Okay, now to a real-world tragedy that is about to unfold over the next few days: The opening of the Morganza Spillway in Louisiana.  I had never even heard of the Morganza until a week ago.  CNN just posted a story showing how dire the situation is.  Tens of thousands of people will lose their houses in the central part of the state, in order to ease an overload of water coming down the Mississippi River due to ice that fell and then melted up north in last winter's "Slowpocalypse."  The overall goal of opening this spillway is to save the New Orleans / Baton Rouge area.  This will surely make the rest of the state resent New Orleans even more than it already does, but N.O. got flooded a few years ago in Katrina, and it pains me to say it, but it's now someone else's turn.  Imagine being the Army Corps Of Engineers and having to decide over the next few hours which part of an American state to annihilate.  One part has to be annihilated to save the other; both areas cannot be saved.  It's that simple.  Ominously, I heard on WWL radio today that part of the levee protecting my town, Vacherie, is leaking; I live a few blocks from the river.
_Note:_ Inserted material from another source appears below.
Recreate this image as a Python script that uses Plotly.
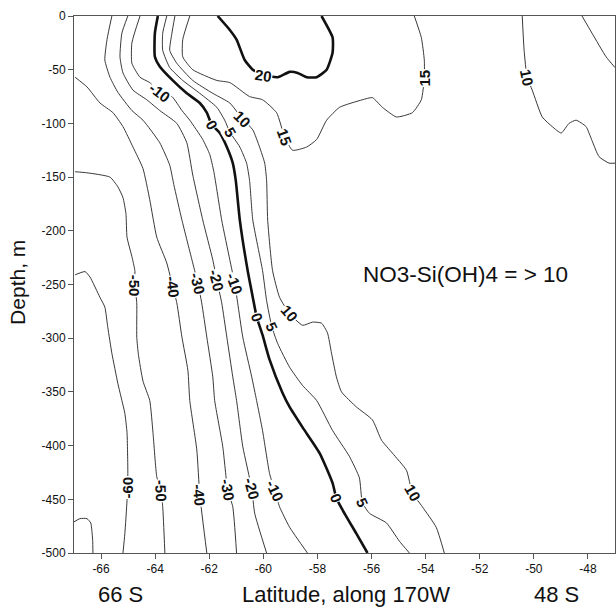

The decision to open the Morganza could come literally any minute now, but will probably come tomorrow.  It is obligated to be opened when the river's water volume reaches 1.5 million cubic feet per second; it is currently at about 1.42 million cfps.  My grandfather was the head of the Army Corps Of Engineers' Georgia / South Carolina district, meaning he designed lots of the levees / roads / bridges / harbors there.  I wonder what he would think of all this...
(Update: While I was writing this, the decision was made to open the Morganza.  So while I'm glad that N.O. and B.R. will be spared, my thoughts obviously go out to my compatriots upriver, since this will surely be the biggest natural disaster in Louisiana history, dwarfing Katrina.  This flood's overall destruction, from Illinois down to the Gulf Of Mexico, and its rebuilding costs, will probably make it one of the top natural disasters in U.S. history.)

Planets with similar climates: American Music Club - "Sick Of Food" (1991), Codeine - "Realize" (1992), Failure - "Golden" (199?), Hush Harbor - "Sunflower" (1995), Lowercase - "Floodlit" (1998), Alice In Chains - "Dirt" (1992), Joy Division - "Dead Souls" (~1979), The Chameleons - "Soul In Isolation" (1986).